ー昨年7月にGOZENを立ち上げられて、ほぼ1年やってこられてどんな感触を持たれていますか。

めちゃくちゃ面白いし、可能性があるなと思っています。M&Aは決まったディールの何%という商売なので、当然みなさん大きな企業をやりたがります。ただ僕は、やはりクリエイターが作った事業が加速していくことがすごくいいと思っていて、今はそこをやるプレイヤーがあまりいません。ユニークネスがある事業だと思っています。やっぱり、クリエイターが好きという気持ちが根本にあると思いますね。 

そしてファウンダーは20代の若い人が多いのですが、才能を持った人が社会的にインパクトを出していくときにM&Aはすごくいいと思っています。最初にお話ししたOYAOYAという野菜のブランドを立ち上げた方も20代です。その方はM&Aをした貝印さんの子会社の取締役CEOとして引き続き事業に参画されますが、貝印のアセット(資源)を使って新卒4年目ぐらいの立場の人がそれをできるって、すごくいい経験だろうなと思います。才能を遺憾無く発揮できて、一定のキャッシュも得られるということは、昔のように商社の人が勝ち組、みたいなことではなくなってくる可能性がある。僕はそれがすごく面白いなと感じます。

ー「ものを作る人を戦略的に応援していくこと」が布田さんのキャリアの中心にありそうですね。

クリエイターが好きという部分もあるのですが、僕自身は凡人だと思っているので、クリエイターの人たちに輝いてほしいんですね。「スラムダンク」の安西先生のような気持ちで、「なんとか勝たせてあげたい」っていう感じでいます(笑)。

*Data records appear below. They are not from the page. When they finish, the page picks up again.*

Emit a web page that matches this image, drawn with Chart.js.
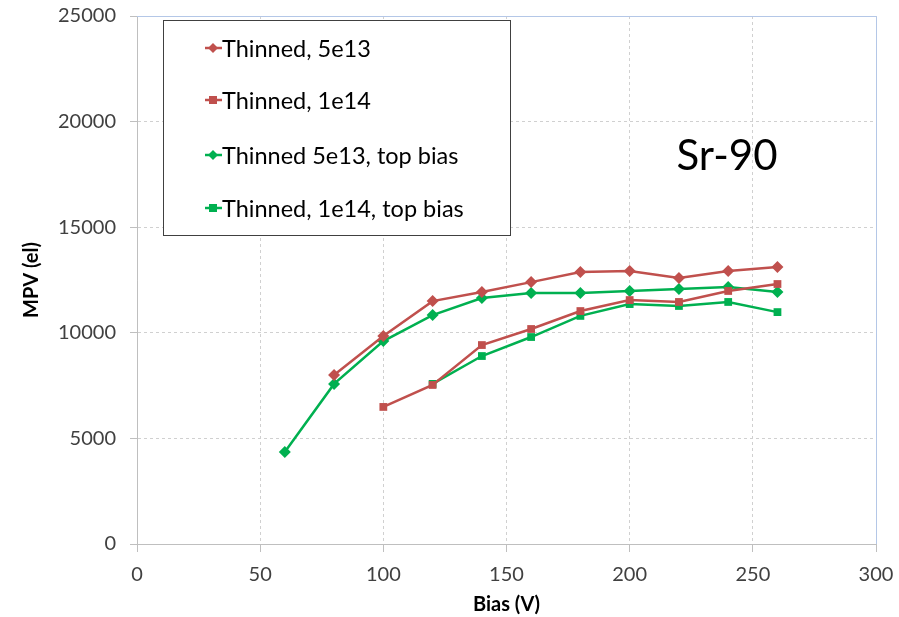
<!DOCTYPE html>
<html>
<head>
<meta charset="utf-8">
<style>
  html, body { margin: 0; padding: 0; background: #fff; }
  #wrap { width: 899px; height: 617px; }
</style>
<script src="https://cdn.jsdelivr.net/npm/chart.js@4/dist/chart.umd.min.js"></script>
</head>
<body>
<div id="wrap"><canvas id="mpvChart" width="899" height="617"></canvas></div>
<script>
// Bias voltage (V) and MPV (electrons) for each sensor
const biasThin5e13 = [80, 100, 120, 140, 160, 180, 200, 220, 240, 260];
const mpvThin5e13 = [8000, 9850, 11500, 11930, 12400, 12880, 12930, 12600, 12930, 13120];

const biasThin1e14 = [100, 120, 140, 160, 180, 200, 220, 240, 260];
const mpvThin1e14 = [6490, 7530, 9420, 10180, 11030, 11550, 11460, 11980, 12310];

const biasTop5e13 = [60, 80, 100, 120, 140, 160, 180, 200, 220, 240, 260];
const mpvTop5e13 = [4360, 7580, 9610, 10840, 11650, 11880, 11880, 11980, 12070, 12170, 11930];

const biasTop1e14 = [120, 140, 160, 180, 200, 220, 240, 260];
const mpvTop1e14 = [7580, 8900, 9800, 10800, 11360, 11270, 11460, 10980];

const seriesLabels = ['Thinned, 5e13', 'Thinned, 1e14', 'Thinned 5e13, top bias', 'Thinned, 1e14, top bias'];
const xTicks = [0, 50, 100, 150, 200, 250, 300];
const yTicks = [0, 5000, 10000, 15000, 20000, 25000];

const RED = '#C0504D';
const GREEN = '#00B050';
const FONT = 'Lato, "Open Sans", sans-serif';

function pairs(xs, ys) {
    return xs.map((x, i) => ({ x: x, y: ys[i] }));
}

function makeSet(label, xs, ys, color, shape) {
    return {
        label: label,
        data: pairs(xs, ys),
        borderColor: color,
        backgroundColor: color,
        borderWidth: 2.5,
        pointStyle: shape,
        pointRadius: shape === 'rect' ? 5.5 : 6,
        pointBorderWidth: 0,
        pointHoverRadius: 6,
        tension: 0
    };
}

// Legend box inside the plot, plus the "Sr-90" note and the top/right frame
const overlayPlugin = {
    id: 'overlay',
    afterDraw(chart) {
        const ctx = chart.ctx;
        const area = chart.chartArea;
        ctx.save();

        // light frame on top and right of the plot area
        ctx.strokeStyle = '#B4C7E7';
        ctx.lineWidth = 1;
        ctx.beginPath();
        ctx.moveTo(area.left, area.top + 0.5);
        ctx.lineTo(area.right + 0.5, area.top + 0.5);
        ctx.lineTo(area.right + 0.5, area.bottom);
        ctx.stroke();

        // legend box
        const box = { x: 163.5, y: 20.5, w: 347, h: 215 };
        ctx.fillStyle = '#fff';
        ctx.fillRect(box.x, box.y, box.w, box.h);
        ctx.strokeStyle = '#404040';
        ctx.lineWidth = 1;
        ctx.strokeRect(box.x, box.y, box.w, box.h);

        const rowY = [48, 100, 155, 208];
        ctx.font = '23.5px ' + FONT;
        ctx.textBaseline = 'middle';
        ctx.textAlign = 'left';
        chart.data.datasets.forEach((ds, i) => {
            const y = rowY[i];
            ctx.strokeStyle = ds.borderColor;
            ctx.lineWidth = 2.5;
            ctx.beginPath();
            ctx.moveTo(205, y);
            ctx.lineTo(222, y);
            ctx.stroke();
            ctx.fillStyle = ds.borderColor;
            ctx.beginPath();
            if (ds.pointStyle === 'rect') {
                ctx.rect(209, y - 4, 8, 8);
            } else {
                ctx.moveTo(213, y - 5);
                ctx.lineTo(218, y);
                ctx.lineTo(213, y + 5);
                ctx.lineTo(208, y);
                ctx.closePath();
            }
            ctx.fill();
            ctx.fillStyle = '#000';
            ctx.fillText(ds.label, 222, y + 1);
        });

        // source label
        ctx.font = '42px ' + FONT;
        ctx.textAlign = 'center';
        ctx.fillStyle = '#000';
        ctx.fillText('Sr-90', 727, 156);

        ctx.restore();
    }
};

const datasets = [
    makeSet(seriesLabels[0], biasThin5e13, mpvThin5e13, RED, 'rectRot'),
    makeSet(seriesLabels[1], biasThin1e14, mpvThin1e14, RED, 'rect'),
    makeSet(seriesLabels[2], biasTop5e13, mpvTop5e13, GREEN, 'rectRot'),
    makeSet(seriesLabels[3], biasTop1e14, mpvTop1e14, GREEN, 'rect')
];

const plainNumber = (v) => String(v);

new Chart(document.getElementById('mpvChart').getContext('2d'), {
    type: 'line',
    data: { datasets: datasets },
    options: {
        responsive: false,
        animation: false,
        devicePixelRatio: 1,
        layout: { padding: { top: 16, right: 23, left: 0, bottom: 0 } },
        plugins: {
            legend: { display: false },
            tooltip: { enabled: false }
        },
        scales: {
            x: {
                type: 'linear',
                min: 0,
                max: 300,
                afterBuildTicks: (s) => { s.ticks = xTicks.map(v => ({ value: v })); },
                afterFit: (s) => {
                    s.height = 73;
                    s.paddingLeft = 0;
                    s.paddingRight = 0;
                },
                grid: {
                    color: '#D0D0D0',
                    tickLength: 8,
                    tickColor: '#BFBFBF',
                    tickBorderDash: []
                },
                border: { color: '#BFBFBF', width: 1, dash: [3, 3] },
                ticks: {
                    color: '#404040',
                    font: { family: FONT, size: 20 },
                    padding: 11,
                    maxRotation: 0,
                    callback: plainNumber
                },
                title: {
                    display: true,
                    text: 'Bias (V)',
                    color: '#000',
                    font: { family: FONT, size: 20, weight: 'bold' },
                    padding: { top: 0, bottom: 0 }
                }
            },
            y: {
                type: 'linear',
                min: 0,
                max: 25000,
                afterBuildTicks: (s) => { s.ticks = yTicks.map(v => ({ value: v })); },
                afterFit: (s) => {
                    s.width = 137;
                    s.paddingTop = 0;
                    s.paddingBottom = 0;
                },
                grid: {
                    color: '#D0D0D0',
                    tickLength: 7,
                    tickColor: '#BFBFBF',
                    tickBorderDash: []
                },
                border: { color: '#BFBFBF', width: 1, dash: [3, 3] },
                ticks: {
                    color: '#404040',
                    font: { family: FONT, size: 20 },
                    padding: 14,
                    callback: plainNumber
                },
                title: {
                    display: true,
                    text: 'MPV (el)',
                    color: '#000',
                    font: { family: FONT, size: 20, weight: 'bold' },
                    padding: { top: 20, bottom: 0 }
                }
            }
        }
    },
    plugins: [overlayPlugin]
});
</script>
</body>
</html>
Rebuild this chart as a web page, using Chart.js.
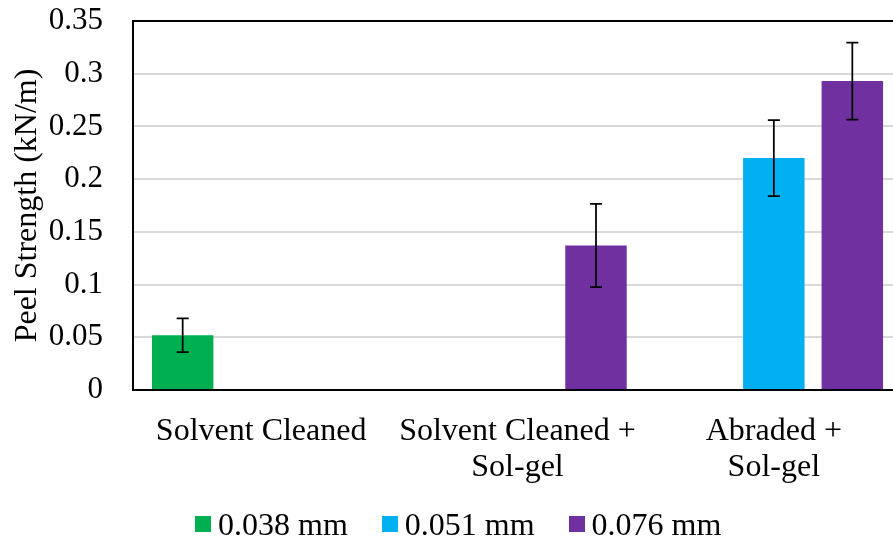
<!DOCTYPE html>
<html>
<head>
<meta charset="utf-8">
<script src="https://cdn.jsdelivr.net/npm/chart.js@4/dist/chart.umd.min.js"></script>
<style>
  html, body { margin: 0; padding: 0; background: #fff; overflow: hidden; width: 893px; height: 540px; }
  #wrap { position: absolute; left: 0; top: 0; width: 904px; height: 540px; }
  #legend {
    position: absolute; left: 195px; top: 508px; display: flex;
    font-family: "Liberation Serif", "Times New Roman", serif;
    font-size: 32px; line-height: 32px; color: #000; white-space: nowrap;
  }
  #legend .item { display: flex; align-items: center; margin-right: 34px; }
  #legend .sw { width: 16px; height: 16px; margin-right: 7px; }
</style>
</head>
<body>
<div id="wrap"><canvas id="c" width="904" height="540"></canvas></div>
<div id="legend"></div>
<script>
// Surface treatments (multi-line category labels)
const categories = [["Solvent Cleaned"], ["Solvent Cleaned +", "Sol-gel"], ["Abraded +", "Sol-gel"]];

// Adhesive thickness series
const seriesNames = ["0.038 mm", "0.051 mm", "0.076 mm"];
const seriesColors = ["#00B050", "#00B0F0", "#7030A0"];

// Mean peel strength (kN/m)
const peel038 = [0.052, null, null];
const peel051 = [null, null, 0.220];
const peel076 = [null, 0.137, 0.293];

// Standard deviation (kN/m)
const err038 = [0.016, null, null];
const err051 = [null, null, 0.036];
const err076 = [null, 0.0395, 0.0365];

// Value axis
const yTickValues = [0, 0.05, 0.1, 0.15, 0.2, 0.25, 0.3, 0.35];
const yTickLabels = ["0", "0.05", "0.1", "0.15", "0.2", "0.25", "0.3", "0.35"];

const FONT = '"Liberation Serif", "Times New Roman", serif';
const seriesValues = [peel038, peel051, peel076];
const seriesErrors = [err038, err051, err076];

const datasets = seriesNames.map((name, i) => ({
  label: name,
  data: seriesValues[i],
  errors: seriesErrors[i],
  backgroundColor: seriesColors[i],
  borderWidth: 0,
  categoryPercentage: 0.9187,
  barPercentage: 0.783
}));

// Plot frame drawn over the bars
const framePlugin = {
  id: 'frame',
  afterDatasetsDraw(chart) {
    const { ctx, chartArea: a } = chart;
    ctx.save();
    ctx.strokeStyle = '#000';
    ctx.lineWidth = 2;
    ctx.strokeRect(a.left, a.top, a.right - a.left, a.bottom - a.top);
    ctx.restore();
  }
};

// Symmetric error bars with caps
const errorBarPlugin = {
  id: 'errorBars',
  afterDatasetsDraw(chart) {
    const { ctx } = chart;
    const y = chart.scales.y;
    ctx.save();
    ctx.strokeStyle = '#000';
    ctx.lineWidth = 1.75;
    chart.data.datasets.forEach((ds, di) => {
      const meta = chart.getDatasetMeta(di);
      meta.data.forEach((bar, i) => {
        const v = ds.data[i], e = ds.errors[i];
        if (v == null || e == null) return;
        const x = bar.x;
        const yt = y.getPixelForValue(v + e);
        const yb = y.getPixelForValue(v - e);
        const cap = 6;
        ctx.beginPath();
        ctx.moveTo(x, yt); ctx.lineTo(x, yb);
        ctx.moveTo(x - cap, yt); ctx.lineTo(x + cap, yt);
        ctx.moveTo(x - cap, yb); ctx.lineTo(x + cap, yb);
        ctx.stroke();
      });
    });
    ctx.restore();
  }
};

const chart = new Chart(document.getElementById('c'), {
  type: 'bar',
  data: { labels: categories, datasets },
  plugins: [framePlugin, errorBarPlugin],
  options: {
    responsive: false,
    animation: false,
    layout: { padding: { left: 0, right: 2, top: 21, bottom: 0 } },
    plugins: { legend: { display: false }, tooltip: { enabled: false } },
    scales: {
      x: {
        grid: { display: false },
        border: { display: false },
        ticks: {
          color: '#000', padding: 15, maxRotation: 0, autoSkip: false,
          font: { family: FONT, size: 32, lineHeight: 1.14 }
        },
        afterFit(s) { s.height = 150; }
      },
      y: {
        min: 0, max: 0.35,
        afterBuildTicks(s) { s.ticks = yTickValues.map(v => ({ value: v })); },
        grid: {
          drawTicks: true,
          tickLength: 30,
          tickColor: 'rgba(0,0,0,0)',
          lineWidth: 2,
          color: (c) => (c.index === 0 || c.index === yTickValues.length - 1) ? 'rgba(0,0,0,0)' : '#d9d9d9'
        },
        border: { display: false },
        ticks: {
          color: '#000', padding: 0,
          font: { family: FONT, size: 31 },
          callback: (v, i) => yTickLabels[i]
        },
        title: {
          display: true, text: 'Peel Strength (kN/m)', color: '#000',
          font: { family: FONT, size: 32, lineHeight: 1.2 },
          padding: { top: 8, bottom: 0 }
        },
        afterFit(s) { s.width = 133; }
      }
    }
  }
});

// Legend built from the chart's datasets
const legend = document.getElementById('legend');
chart.data.datasets.forEach(ds => {
  const item = document.createElement('div');
  item.className = 'item';
  const sw = document.createElement('span');
  sw.className = 'sw';
  sw.style.background = ds.backgroundColor;
  const txt = document.createElement('span');
  txt.textContent = ds.label;
  item.appendChild(sw); item.appendChild(txt);
  legend.appendChild(item);
});
</script>
</body>
</html>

「とにかく普通じゃつまらない」。40代はユニークネスをもった存在に

ー今年40歳を迎えるタイミングですが、40代をどんな時期にしたいとか、想像されている部分はありますか。

なんだろうな。ポケモンってあるじゃないですか。ポケモンは進化して姿を変えていきますが、自己認識としては、M&Aを始めて、ヒトカゲからリザードくらいには進化したかな、という感じなんですよね。ここから先は、より羽ばたいていく、それはより社会的なインパクトを与えるという意味でも、収入面という意味でもそうなのですが、リザードからさらに進化したリザードンになっていく10年かな、ということを思っています。

ーいいですね、めちゃくちゃエネルギーが溢れている気がします。今回お話を伺って、布田さんは、これまでなかった新しい流れを作る活動をされている印象を受けました。

働くのも好きなんですけど、時間は有限だなと感じているので、だからこそ健やかに生きていく方法を模索しているところもある気がしますね。

振り返ると、大学院の時に教授から叩き込まれたことがあって。どういう研究に価値があるかという話なのですが、既存の問題体系の中で解明されていない部分を研究するのも価値があるけれど、一番価値があるのは、誰もが思っていなかった「問題そのもの」を見つけて行う研究だと言われたんです。その影響も受けていると思います。

あと、僕はヒップホップが好きなんですけど、BUDDHA BRANDというヒップホップグループがいて、「普通じゃダメなんだよ。とにかく、普通じゃつまんないんだ」んだという名言があるんです。それにすごく共感しているというか。本当にユニークネスをもった存在になっていけるとしたら、この40代かなと思っています。

ー貴重なお話をありがとうございました。